◆ **WORK TO COMPLETE**:
Leaving the pictures aside, transcribe every line below exactly.

◆ **DATASET SECTION**:
────────────────────────────────────────

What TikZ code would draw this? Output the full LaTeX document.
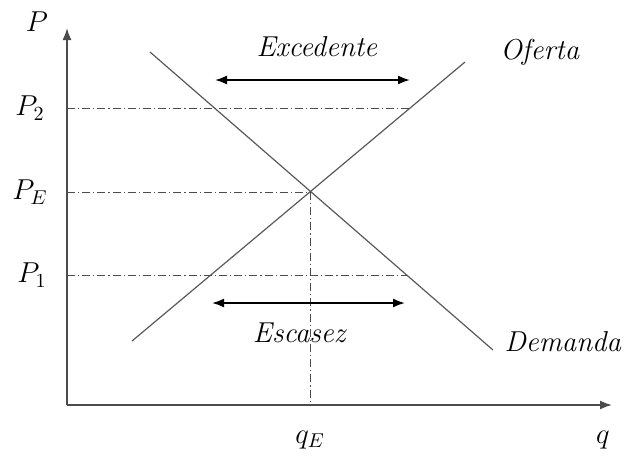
\documentclass[tikz,border=0pt]{standalone}
\usetikzlibrary{arrows.meta}
\begin{document}
\begin{tikzpicture}[x=0.5pt,y=-0.5pt,font=\Large,
    axis/.style={gray!60!black, line width=0.8pt, -{Latex[length=6pt,width=4.5pt]}},
    curve/.style={gray!70!black, line width=0.6pt},
    guide/.style={gray!60!black, line width=0.5pt, dash pattern=on 4pt off 1.5pt on 0.6pt off 1.5pt},
    span/.style={line width=0.9pt, {Latex[length=6pt,width=4.5pt]}-{Latex[length=6pt,width=4.5pt]}}]
    \useasboundingbox (0,0) rectangle (626,457);

    % axes
    \coordinate (O) at (67,405);
    \coordinate (ytop) at (67,28);
    \coordinate (xend) at (612,405);
    \draw[axis] (O) -- (ytop);
    \draw[axis] (O) -- (xend);

    % demand and supply
    \coordinate (d1) at (150,52);
    \coordinate (d2) at (493,350);
    \coordinate (s1) at (132,341);
    \coordinate (s2) at (465,62);
    \coordinate (E) at (310,192);
    \draw[curve] (d1) -- (d2);
    \draw[curve] (s1) -- (s2);

    % price levels
    \coordinate (y2) at (67,108);
    \coordinate (yE) at (67,192);
    \coordinate (y1) at (67,275);
    \coordinate (p2) at (410,108);
    \coordinate (p1) at (407,275);
    \coordinate (qE) at (310,405);
    \draw[guide] (y2) -- (p2);
    \draw[guide] (yE) -- (E);
    \draw[guide] (y1) -- (p1);
    \draw[guide] (E) -- (qE);

    % surplus and shortage
    \coordinate (x1) at (215,80);
    \coordinate (x2) at (410,80);
    \coordinate (e1) at (212,303);
    \coordinate (e2) at (405,303);
    \draw[span] (x1) -- (x2);
    \draw[span] (e1) -- (e2);

    \node (lblP) at (37,22) {$P$};
    \node (lblP2) at (30,108) {$P_2$};
    \node (lblPE) at (30,192) {$P_E$};
    \node (lblP1) at (32,275) {$P_1$};
    \node (lblqE) at (310,440) {$q_E$};
    \node (lblq) at (603,440) {$q$};
    \node (lblexc) at (317,47) {\textit{Excedente}};
    \node (lblesc) at (300,333) {\textit{Escasez}};
    \node (lblof) at (540,52) {\textit{Oferta}};
    \node (lbldem) at (563,342) {\textit{Demanda}};
\end{tikzpicture}
\end{document}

────────────────────────────────────────

◆ **TASK SOLUTION**:
What TikZ code would draw this? Output the full LaTeX document.
\documentclass[tikz,border=0pt]{standalone}
\usetikzlibrary{arrows.meta}
\begin{document}
\begin{tikzpicture}[x=0.5pt,y=-0.5pt,font=\Large,
    axis/.style={gray!60!black, line width=0.8pt, -{Latex[length=6pt,width=4.5pt]}},
    curve/.style={gray!70!black, line width=0.6pt},
    guide/.style={gray!60!black, line width=0.5pt, dash pattern=on 4pt off 1.5pt on 0.6pt off 1.5pt},
    span/.style={line width=0.9pt, {Latex[length=6pt,width=4.5pt]}-{Latex[length=6pt,width=4.5pt]}}]
    \useasboundingbox (0,0) rectangle (626,457);

    % axes
    \coordinate (O) at (67,405);
    \coordinate (ytop) at (67,28);
    \coordinate (xend) at (612,405);
    \draw[axis] (O) -- (ytop);
    \draw[axis] (O) -- (xend);

    % demand and supply
    \coordinate (d1) at (150,52);
    \coordinate (d2) at (493,350);
    \coordinate (s1) at (132,341);
    \coordinate (s2) at (465,62);
    \coordinate (E) at (310,192);
    \draw[curve] (d1) -- (d2);
    \draw[curve] (s1) -- (s2);

    % price levels
    \coordinate (y2) at (67,108);
    \coordinate (yE) at (67,192);
    \coordinate (y1) at (67,275);
    \coordinate (p2) at (410,108);
    \coordinate (p1) at (407,275);
    \coordinate (qE) at (310,405);
    \draw[guide] (y2) -- (p2);
    \draw[guide] (yE) -- (E);
    \draw[guide] (y1) -- (p1);
    \draw[guide] (E) -- (qE);

    % surplus and shortage
    \coordinate (x1) at (215,80);
    \coordinate (x2) at (410,80);
    \coordinate (e1) at (212,303);
    \coordinate (e2) at (405,303);
    \draw[span] (x1) -- (x2);
    \draw[span] (e1) -- (e2);

    \node (lblP) at (37,22) {$P$};
    \node (lblP2) at (30,108) {$P_2$};
    \node (lblPE) at (30,192) {$P_E$};
    \node (lblP1) at (32,275) {$P_1$};
    \node (lblqE) at (310,440) {$q_E$};
    \node (lblq) at (603,440) {$q$};
    \node (lblexc) at (317,47) {\textit{Excedente}};
    \node (lblesc) at (300,333) {\textit{Escasez}};
    \node (lblof) at (540,52) {\textit{Oferta}};
    \node (lbldem) at (563,342) {\textit{Demanda}};
\end{tikzpicture}
\end{document}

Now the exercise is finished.